Technical support has been a beleaguered business function over the past few decades because a conflict exists between the needs of the organization — to operate efficiently — and the needs of the users — to get real help from a trusted human.
Here at Adobe, our IT tech support was subject to the same negative perceptions as other service desks.
We tried to improve efficiency by offshoring, but that caused a segment of the user population to stop calling the service desk. This was especially true for our non-native English speakers, who didn’t want to deal with the phone system, and some said their issues took too long to resolve.
We responded by introducing chat, which was received well, but user feedback made it clear we still had room to improve.
The UX of Support
As a company, Adobe focuses intensely on the user experience. So it didn’t make sense for us to run a department that users perceived as slow or hard to use.
Could the same principles we’d used to develop user-centric software be applied to the service desk? We worked with various groups in the company to reimagine desktop support.
We also looked at retail businesses known for good customer service to see if we could port their practices to our internal service desk.
We selected the model that changed people’s expectations of support fifteen years ago — Apple’s Genius Bar. It worked for consumers so why couldn’t it work for us? After all, even a captive user base wants to be delighted.
In the past, people called desktop support and waited for someone to come by their desk to fix their problem. That caused some departments to rationalize the need for a dedicated IT person, which led in turn to a bloated staff and an erosion of efficiency.
Drop-in users who hadn’t gone through proper channels further eroded efficiency.
They were discouraged because their visits hurt service performance metrics, but that was to the detriment of both the community and the company. When an individual’s productivity is slowed, the whole company is affected. So the problem wasn’t the drop-ins. It was the metrics.
To turn things around, we needed to shift our focus from closing tickets to making people happy.

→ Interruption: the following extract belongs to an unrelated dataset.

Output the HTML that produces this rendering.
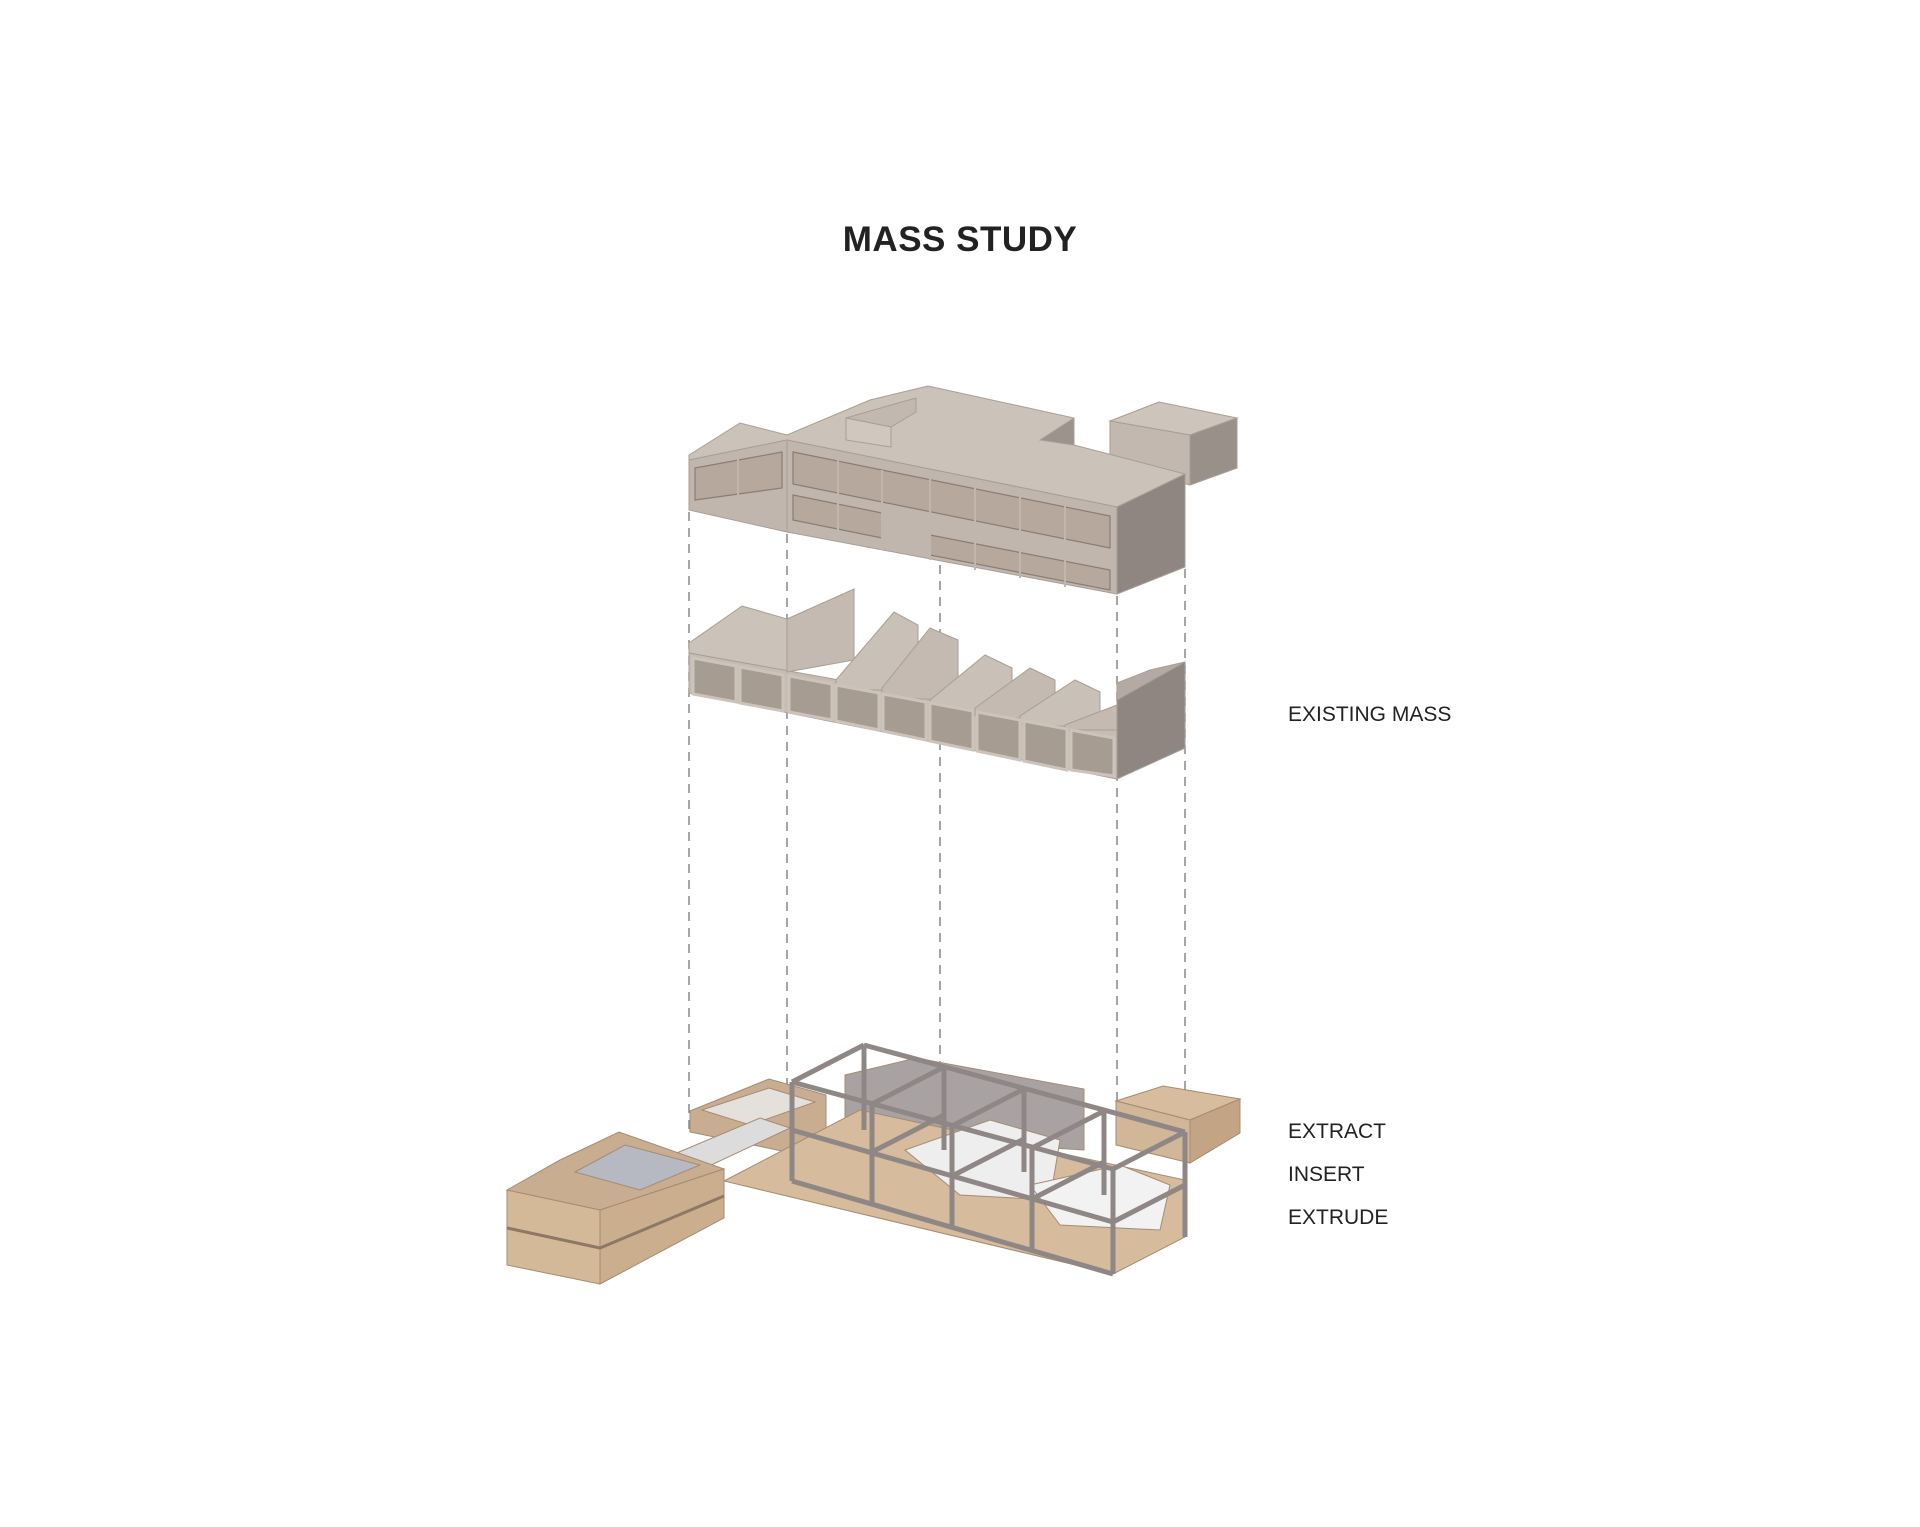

Instead of sending technicians to a person’s desk, we would let users come to us whenever they needed help.We set up service counters in 18 of our largest offices and called them Tech Cafés, and also created a Traveling Tech Café to offer the corporate experience to our remote offices.
People are encouraged to stop by a Tech Café to get immediate help from a friendly expert, grab a piece of replacement hardware, or experiment with all sorts of devices that are kept on hand.
The Tech Café model has reduced the need for teams to grow their own IT support. It has also improved operational efficiency and raised customer satisfaction.
From the users’ point of view, three features are receiving the most feedback: the ability to try new hardware, the convenience of loaner laptops and power cords when traveling, and the option to deal with support staff face-to-face.
A New Type of Techie
Adobe is not alone in our effort to provide better support services. Lots of companies are overhauling their service desks to provide a better experience for both consumers and internal users. The success of these efforts depends largely on a single factor — the people delivering the support.
Users like walking up to a counter and having a friendly interaction. That means technicians who used to need only technical skills now need people skills too — and at a pretty high level. Certifications will always be necessary, but they’re just part of the equation.
Finding people with that combination of skills will be a challenge for recruiters, but the bigger challenge will be for people who want to enter or grow a career in tech support.
Things are still changing and will continue changing for some time, so these people will have to adjust their skills over and over.
What a technician did three years ago isn’t going to help three years from now. Reinvention is a constant theme in IT. But a customer service-oriented thought process will be even more important in the future.
Branding From the Inside Out
By creating the Tech Café model, we've pulled IT out of the back office and turned it into a brand function. That may seem odd in relation to IT, but we feel that a strong brand should rise from roots planted deep in a company’s culture.
When our brand is infused throughout everything we do, from making sure an employee can replace a lost dongle on demand to making sure an employee can bring a creative vision to fruition, we’re showing that our entire organization is focused on what’s important.